Matt: Everybody if you if you aren't like if your ears didn't just perk up when he said that I would lean in because he's about to drop some. Well, you did just Eddie's going to keep dropping some gold nuggets. But I That's huge. That's huge. What a simple mindset shift about how you think about these platforms. And I think that at that higher level, sort of, you're looking down on these social platforms at a pretty high level where you're like, This is the purpose here of this TikTok, this is the purpose here of Instagram. And you're so right that that is a selling, almost like they've set it up and established an E commerce platform on the platform. I mean, you can literally, you know, put in products and whole catalogs of products that you can sell inside of Facebook and Instagram.

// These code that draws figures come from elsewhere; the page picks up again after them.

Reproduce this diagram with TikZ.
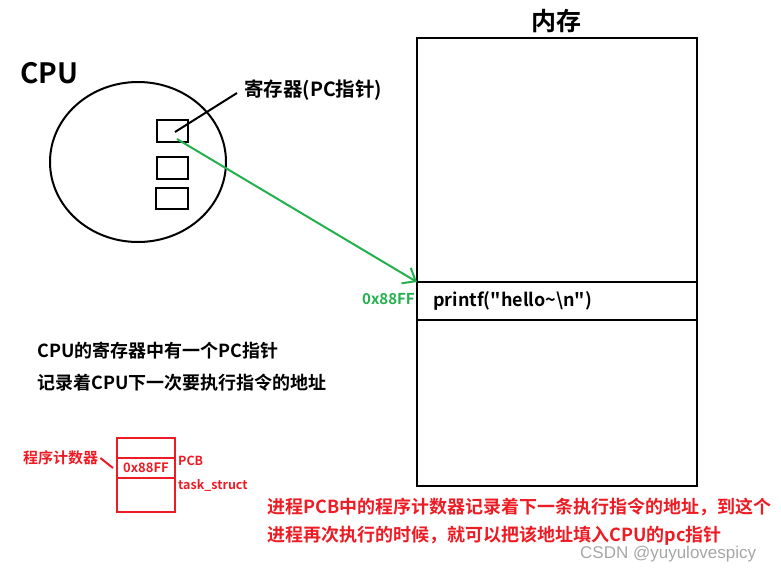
\documentclass[tikz,border=0pt]{standalone}
\usepackage{fontspec}
\setmainfont{Noto Sans CJK SC}[BoldFont={* Bold}]
\newfontfamily\cjkb{Noto Sans CJK SC Bold}
\newfontfamily\wm{Liberation Sans}
\usetikzlibrary{arrows.meta}
\definecolor{pred}{RGB}{237,28,36}
\definecolor{pgreen}{RGB}{34,177,76}
\tikzset{
  thick2/.style={line width=2pt},
  reg/.style={draw, line width=2pt},
  lbl/.style={inner sep=0pt, anchor=west, font=\cjkb\fontsize{18}{21}\selectfont},
  redlbl/.style={lbl, text=pred},
}
\begin{document}
\begin{tikzpicture}[x=1pt,y=-1pt]
\useasboundingbox (0,0) rectangle (781,568);
% memory
\node[inner sep=0pt, font=\cjkb\fontsize{25}{28}\selectfont] (memt) at (556,21) {内存};
\draw[thick2] (417,38) rectangle (697,486);
\coordinate (ml1) at (417,282); \coordinate (mr1) at (697,282);
\coordinate (ml2) at (417,320); \coordinate (mr2) at (697,320);
\draw[thick2] (ml1) -- (mr1);
\draw[thick2] (ml2) -- (mr2);
\node[lbl] (printf) at (433,301) {printf("hello\textasciitilde\textbackslash n")};
\node[lbl, text=pgreen, font=\cjkb\fontsize{15}{18}\selectfont] (addr) at (362,299) {0x88FF};
% CPU
\node[inner sep=0pt, font=\cjkb\fontsize{28}{32}\selectfont] (cpu) at (49,73) {CPU};
\draw[thick2] (138,162) ellipse [x radius=88, y radius=80];
\draw[reg] (157,120) rectangle (188,142);
\draw[reg] (157,157) rectangle (188,179);
\draw[reg] (156,188) rectangle (188,209);
\coordinate (r1in) at (175,132);
\coordinate (r1g) at (177,139);
\node[lbl, font=\cjkb\fontsize{19.5}{22}\selectfont] (reglbl) at (244,90) {寄存器(PC指针)};
\coordinate (lblend) at (237,93);
\draw[thick2] (r1in) -- (lblend);
\draw[line width=2pt, pgreen, -{Straight Barb[length=11pt,width=18pt,line width=2pt]}] (r1g) -- (ml1);
% description
\node[lbl] (d1) at (37,351) {CPU的寄存器中有一个PC指针};
\node[lbl] (d2) at (37,383) {记录着CPU下一次要执行指令的地址};
% PCB
\draw[reg, pred] (117,438) rectangle (175,512);
\draw[reg, pred] (117,458) -- (175,458);
\draw[reg, pred] (117,478) -- (175,478);
\node[inner sep=0pt, text=pred, font=\cjkb\fontsize{13}{15}\selectfont] (pcaddr) at (146,468) {0x88FF};
\node[redlbl, font=\cjkb\fontsize{12.5}{14}\selectfont] (pcb) at (178,461) {PCB};
\node[redlbl, font=\cjkb\fontsize{12.5}{14}\selectfont] (ts) at (178,485) {task\_struct};
\node[redlbl, font=\cjkb\fontsize{15}{17}\selectfont] (pcnt) at (23,458) {程序计数器};
\coordinate (pcline) at (113,468);
\draw[line width=2pt, pred] (pcnt.east) ++(2,0) -- (pcline);
% bottom note
\node[redlbl] (n1) at (267,507) {进程PCB中的程序计数器记录着下一条执行指令的地址，到这个};
\node[redlbl] (n2) at (267,536) {进程再次执行的时候，就可以把该地址填入CPU的pc指针};
\node[inner sep=0pt, anchor=west, text=black!35, font=\wm\fontsize{17}{19}\selectfont] (wmk) at (580,554) {CSDN @yuyulovespicy};
\end{tikzpicture}
\end{document}
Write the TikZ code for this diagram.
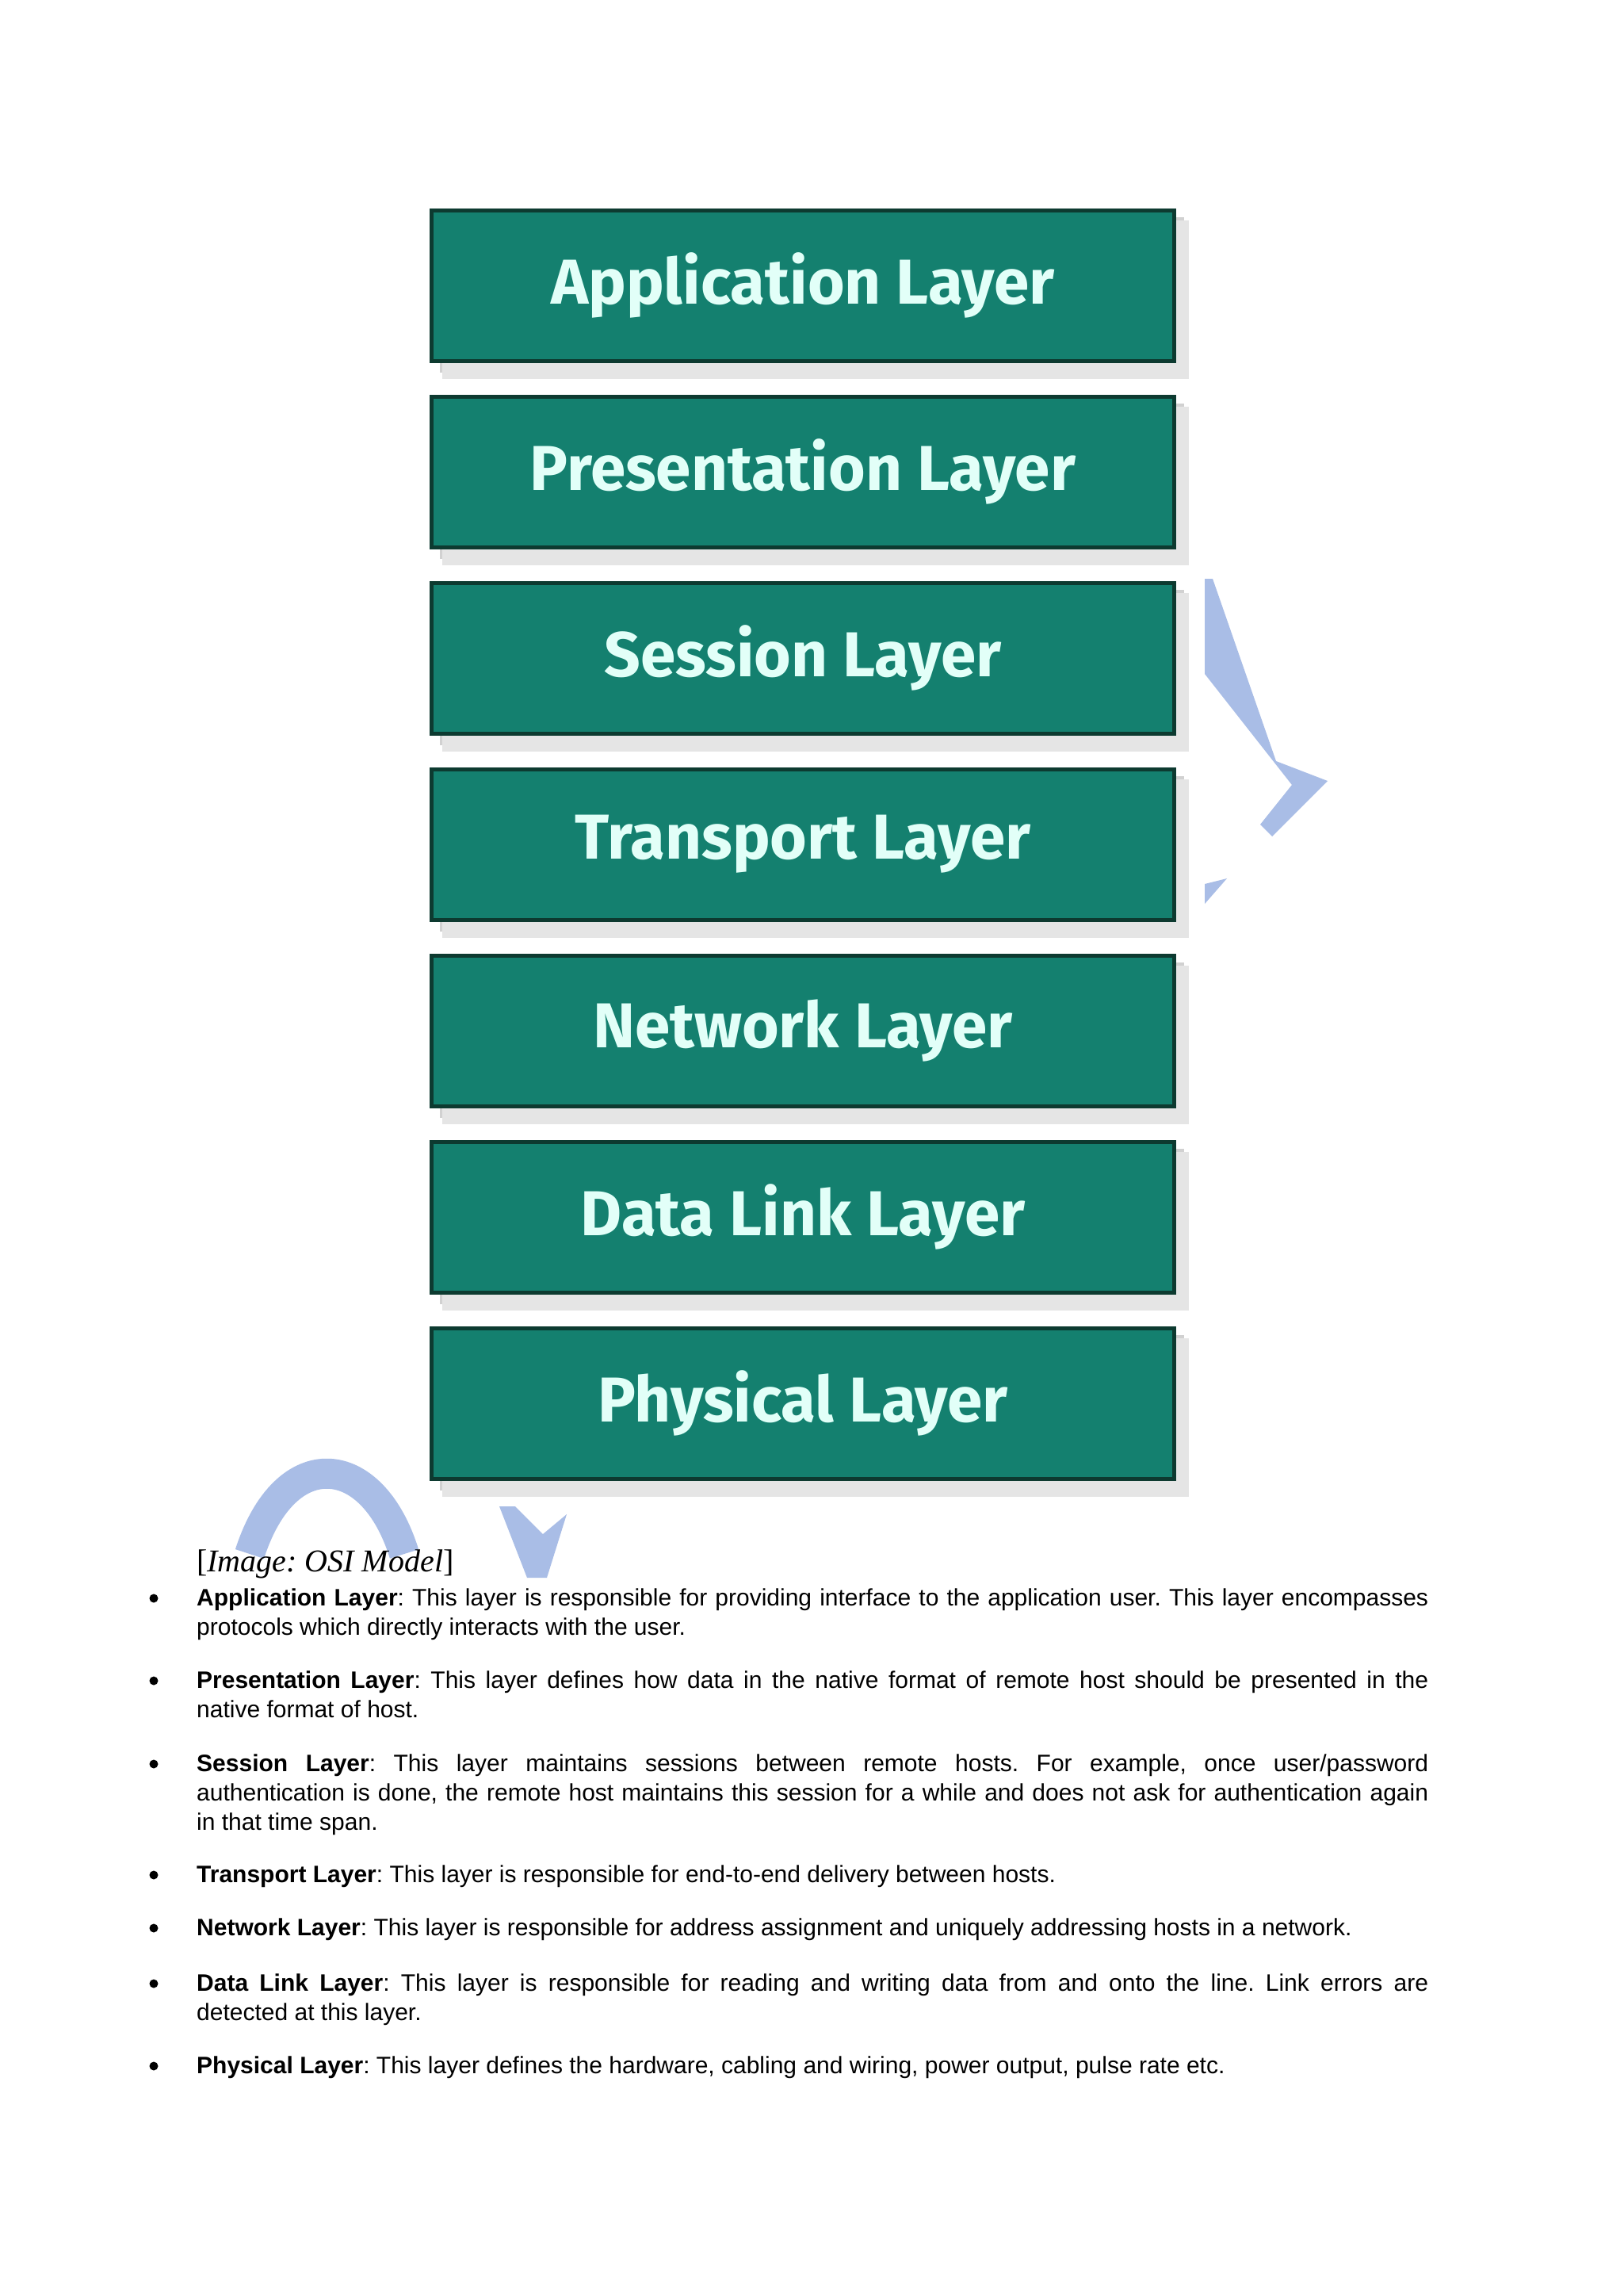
\documentclass[tikz,border=0pt]{standalone}
\usepackage{fontspec}
\setmainfont{Liberation Sans}
\newfontfamily\boxfont{Fira Sans}
\newfontfamily\capfont{Liberation Serif}
\definecolor{boxfill}{HTML}{14806F}
\definecolor{boxline}{HTML}{0D3A30}
\definecolor{boxtext}{HTML}{E2FFF8}
\definecolor{wm}{HTML}{A9BDE6}
\begin{document}
\frenchspacing
\begin{tikzpicture}[x=1pt,y=-1pt,
  layerbox/.style={draw=boxline,line width=5pt,fill=boxfill,minimum width=937pt,minimum height=190pt,
    text=boxtext,font=\boxfont\bfseries\fontsize{80}{86}\selectfont,inner sep=0pt},
  para/.style={anchor=north west,text width=1554pt,align=justify,inner sep=0pt,
    font=\frenchspacing\fontsize{30}{37}\selectfont},
  bul/.style={fill=black,circle,inner sep=0pt,minimum size=11pt}]
\useasboundingbox (0,0) rectangle (2048,2896);
\fill[white] (0,0) rectangle (2048,2896);
% watermark
\draw[wm,line width=38pt] (315,1960) .. controls (360,1820) and (470,1830) .. (510,1960);
\fill[wm] (630,1900) -- (650,1900) -- (685,1935) -- (715,1910) -- (690,1990) -- (665,1990) -- cycle;
\fill[wm] (1520,730) -- (1530,730) -- (1610,960) -- (1675,985) -- (1605,1055) -- (1590,1040) -- (1630,990) -- (1520,850) -- cycle;
\fill[wm] (1520,1115) -- (1548,1108) -- (1520,1140) -- cycle;
% shadows
\foreach \i in {0,...,6}{
  \fill[black!18] (555,{274+235*\i}) rectangle (1494,{470+235*\i});
  \fill[black!10] (558,{278+235*\i}) rectangle (1500,{478+235*\i});
}
\node[layerbox] (l1) at (1013,360) {Application Layer};
\node[layerbox] (l2) at (1013,595) {Presentation Layer};
\node[layerbox] (l3) at (1013,830) {Session Layer};
\node[layerbox] (l4) at (1013,1065) {Transport Layer};
\node[layerbox] (l5) at (1013,1300) {Network Layer};
\node[layerbox] (l6) at (1013,1535) {Data Link Layer};
\node[layerbox] (l7) at (1013,1770) {Physical Layer};
% caption
\node[anchor=base west,inner sep=0pt,font=\capfont\fontsize{40}{40}\selectfont] (cap) at (248,1982) {[\textit{Image: OSI Model}]};
% paragraphs
\node[para] (p1) at (248,2004) {\textbf{Application Layer}: This layer is responsible for providing interface to the application user. This layer encompasses\linebreak protocols which directly interacts with the user.};
\node[para] (p2) at (248,2108) {\textbf{Presentation Layer}: This layer defines how data in the native format of remote host should be presented in the\linebreak native format of host.};
\node[para] (p3) at (248,2213) {\textbf{Session Layer}: This layer maintains sessions between remote hosts. For example, once user/password\linebreak authentication is done, the remote host maintains this session for a while and does not ask for authentication again\linebreak in that time span.};
\node[para] (p4) at (248,2353) {\textbf{Transport Layer}: This layer is responsible for end-to-end delivery between hosts.};
\node[para] (p5) at (248,2420) {\textbf{Network Layer}: This layer is responsible for address assignment and uniquely addressing hosts in a network.};
\node[para] (p6) at (248,2490) {\textbf{Data Link Layer}: This layer is responsible for reading and writing data from and onto the line. Link errors are\linebreak detected at this layer.};
\node[para] (p7) at (248,2594) {\textbf{Physical Layer}: This layer defines the hardware, cabling and wiring, power output, pulse rate etc.};
\foreach \y [count=\j] in {2016,2120,2225,2365,2432,2502,2606}
  \node[bul] (b\j) at (194,\y) {};
\end{tikzpicture}
\end{document}
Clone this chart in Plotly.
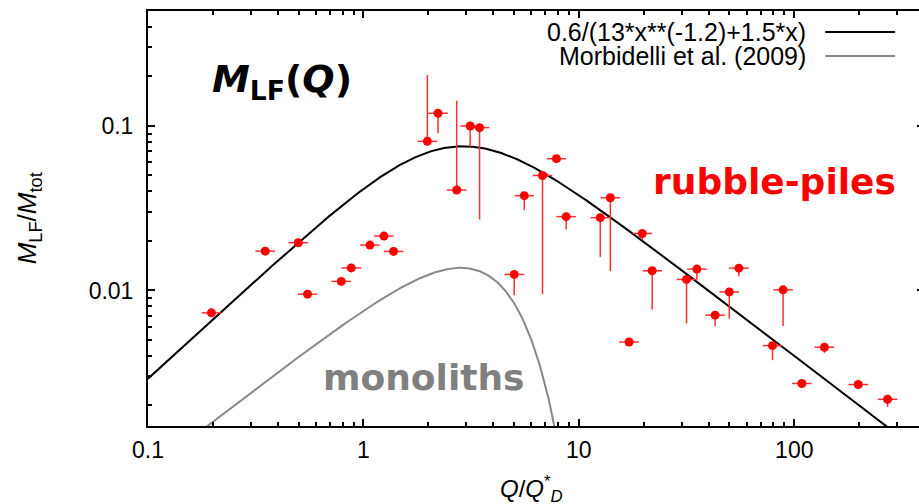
import numpy as np
import plotly.graph_objects as go

# ---------------- data (read from the reference) ----------------
q = [0.197, 0.350, 0.498, 0.550, 0.789, 0.878, 1.072, 1.245, 1.380,
     1.98, 2.22, 2.71, 3.13, 3.46, 5.01, 5.58, 6.78, 7.87, 8.73,
     12.57, 14.0, 17.1, 19.7, 21.9, 31.6, 35.3, 42.9, 49.9, 55.3,
     79.2, 88.7, 108.4, 138.0, 198.0, 271.0]
m_lf = [0.00731, 0.01734, 0.0195, 0.0095, 0.01135, 0.01372, 0.01888, 0.02141, 0.01727,
        0.0807, 0.1195, 0.0408, 0.100, 0.0977, 0.01252, 0.0377, 0.0500, 0.0633, 0.0281,
        0.0277, 0.0366, 0.00486, 0.0222, 0.01317, 0.01167, 0.01349, 0.00708, 0.0098, 0.01367,
        0.00462, 0.01009, 0.00272, 0.00452, 0.00268, 0.00218]
# lower / upper ends of vertical error bars (None = no bar on that side)
m_low = [None, None, None, None, None, None, None, None, None,
         None, 0.0902, None, 0.0748, 0.0270, 0.00936, 0.0308, 0.0095, None, 0.0235,
         0.0160, 0.0131, None, 0.0202, 0.00766, 0.0063, 0.0116, 0.00607, 0.00675, 0.0122,
         0.00377, 0.00609, None, 0.00418, None, 0.00196]
m_high = [None, None, None, None, None, None, None, None, None,
          0.204, None, 0.1426, None, None, None, None, None, None, None,
          None, None, None, None, None, None, None, None, None, None,
          None, None, None, None, None, None]
q_rel_err = 1.11  # horizontal bars: factor in Q

x_major = [0.1, 1, 10, 100]
x_major_text = ["0.1", "1", "10", "100"]
y_major = [0.01, 0.1]
y_major_text = ["0.01", "0.1"]

legend_fit = "0.6/(13*x**(-1.2)+1.5*x)"
legend_morb = "Morbidelli et al. (2009)"

# ---------------- figure ----------------
W, H = 930, 504
ML, MR, MT, MB = 148, 4, 11, 78
PW, PH = W - ML - MR, H - MT - MB


def px(xp):
    return (xp - ML) / PW


def py(yp):
    return (H - MB - yp) / PH


qq = np.logspace(-1, np.log10(400), 800)
fit = 0.6 / (13 * qq ** (-1.2) + 1.5 * qq)
qm = qq[qq <= 9]
morb = 8e-3 * qm * np.exp(-(qm / 4.0) ** 2)

q_arr = np.array(q)
m_arr = np.array(m_lf)
lo = np.array([v if v is not None else mm for v, mm in zip(m_low, m_lf)])
hi = np.array([v if v is not None else mm for v, mm in zip(m_high, m_lf)])

fig = go.Figure()
fig.add_trace(go.Scatter(x=qm, y=morb, mode="lines",
                         line=dict(color="#888888", width=2), showlegend=False,
                         hoverinfo="skip"))
fig.add_trace(go.Scatter(x=qq, y=fit, mode="lines",
                         line=dict(color="black", width=2), showlegend=False,
                         hoverinfo="skip"))
fig.add_trace(go.Scatter(
    x=q_arr, y=m_arr, mode="markers",
    marker=dict(color="#ff0000", size=9, line=dict(width=0)),
    error_x=dict(type="data", symmetric=False,
                 array=q_arr * (q_rel_err - 1), arrayminus=q_arr * (1 - 1 / q_rel_err),
                 color="#ff3030", thickness=1.5, width=0),
    error_y=dict(type="data", symmetric=False,
                 array=hi - m_arr, arrayminus=m_arr - lo,
                 color="#ff3030", thickness=1.5, width=0),
    showlegend=False))

x_minor = [k * 10.0 ** e for e in range(-1, 3) for k in range(2, 10)]
y_minor = [k * 10.0 ** e for e in range(-3, 0) for k in range(2, 10)]

tickfont = dict(family="Liberation Sans, Arial, sans-serif", size=23, color="black")
common = dict(type="log", showgrid=False, zeroline=False, showline=True,
              linecolor="black", linewidth=2, mirror="allticks",
              ticks="inside", ticklen=7, tickwidth=1.5, tickcolor="black",
              tickfont=tickfont, tickmode="array")

fig.update_layout(
    width=W, height=H, margin=dict(l=ML, r=MR, t=MT, b=MB, pad=0),
    paper_bgcolor="white", plot_bgcolor="white", showlegend=False,
    xaxis=dict(range=[-1, np.log10(400)], tickvals=x_major, ticktext=x_major_text,
               minor=dict(tickmode="array", tickvals=x_minor, ticks="inside",
                          ticklen=4, tickwidth=1.5, tickcolor="black"),
               ticklabelstandoff=2, **common),
    yaxis=dict(range=[np.log10(0.0015), np.log10(0.5)], tickvals=y_major, ticktext=y_major_text,
               minor=dict(tickmode="array", tickvals=y_minor, ticks="inside",
                          ticklen=4, tickwidth=1.5, tickcolor="black"),
               ticklabelstandoff=8, **common),
)

ann = []
# legend (text right-aligned, sample line on the right)
legfont = dict(family="Liberation Sans, Arial, sans-serif", size=25, color="black")
ann.append(dict(text=legend_fit, x=px(809), y=py(32), xref="paper", yref="paper",
                xanchor="right", yanchor="middle", showarrow=False, font=legfont, borderpad=0))
ann.append(dict(text=legend_morb, x=px(809), y=py(56), xref="paper", yref="paper",
                xanchor="right", yanchor="middle", showarrow=False, font=legfont, borderpad=0))
fig.add_shape(type="line", xref="paper", yref="paper", x0=px(827), x1=px(897),
              y0=py(32), y1=py(32), line=dict(color="black", width=2))
fig.add_shape(type="line", xref="paper", yref="paper", x0=px(827), x1=px(897),
              y0=py(56), y1=py(56), line=dict(color="#888888", width=2))

# big labels
ann.append(dict(text="<b><i>M</i><sub>LF</sub>(<i>Q</i>)</b>", x=px(282), y=py(82),
                xref="paper", yref="paper", xanchor="center", yanchor="middle",
                showarrow=False, font=dict(family="DejaVu Sans, sans-serif", size=38, color="black")))
ann.append(dict(text="<b>rubble-piles</b>", x=px(776), y=py(182),
                xref="paper", yref="paper", xanchor="center", yanchor="middle",
                showarrow=False, font=dict(family="DejaVu Sans, sans-serif", size=36, color="#ff0000")))
ann.append(dict(text="<b>monoliths</b>", x=px(425), y=py(377),
                xref="paper", yref="paper", xanchor="center", yanchor="middle",
                showarrow=False, font=dict(family="DejaVu Sans, sans-serif", size=36, color="#808080")))

# axis titles
ann.append(dict(text="<i>M</i><sub>LF</sub>/<i>M</i><sub>tot</sub>", x=px(29), y=py(218),
                xref="paper", yref="paper", xanchor="center", yanchor="middle",
                textangle=-90, showarrow=False,
                font=dict(family="Liberation Sans, Arial, sans-serif", size=26, color="black")))
ann.append(dict(text="<i>Q</i>/<i>Q</i><sup>*</sup><sub><i>D</i></sub>", x=px(532), y=py(489),
                xref="paper", yref="paper", xanchor="center", yanchor="middle",
                showarrow=False,
                font=dict(family="Liberation Sans, Arial, sans-serif", size=24, color="black")))
fig.update_layout(annotations=ann)

fig.write_html("out.html",
               post_script="document.body.style.overflow='hidden';"
                           "document.documentElement.style.overflow='hidden';"
                           "document.body.style.margin='0';")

And they can pay inside the platform. And yeah, it's crazy to integrate with Shopify.
Tyler: All that Oh, yeah. I love that. I mean, I mean that the drop shipper in me loves that you can integrate with Shopify.
Matt: Dropshipper in you is dead. Long gone.
Tyler: six feet under, that's for sure. But yeah, I mean, that's pretty much all I do. And the funny thing is people ask all the time, what would you use for your recording and what do you use to make your videos and I'm like I do everything on tick tock I normally do everything and tick tock. And then all I do is I use a website to remove the watermark. And then I just posted on all of my other accounts. So Oh, yeah, you mentioned that suit. So YouTube shorts. I've grown like 1000 subscribers every month. Because of YouTube shorts. And it's just me reposting my tic tock content on YouTube.
Matt: Wow.
Tyler: Powerful, just super powerful, right.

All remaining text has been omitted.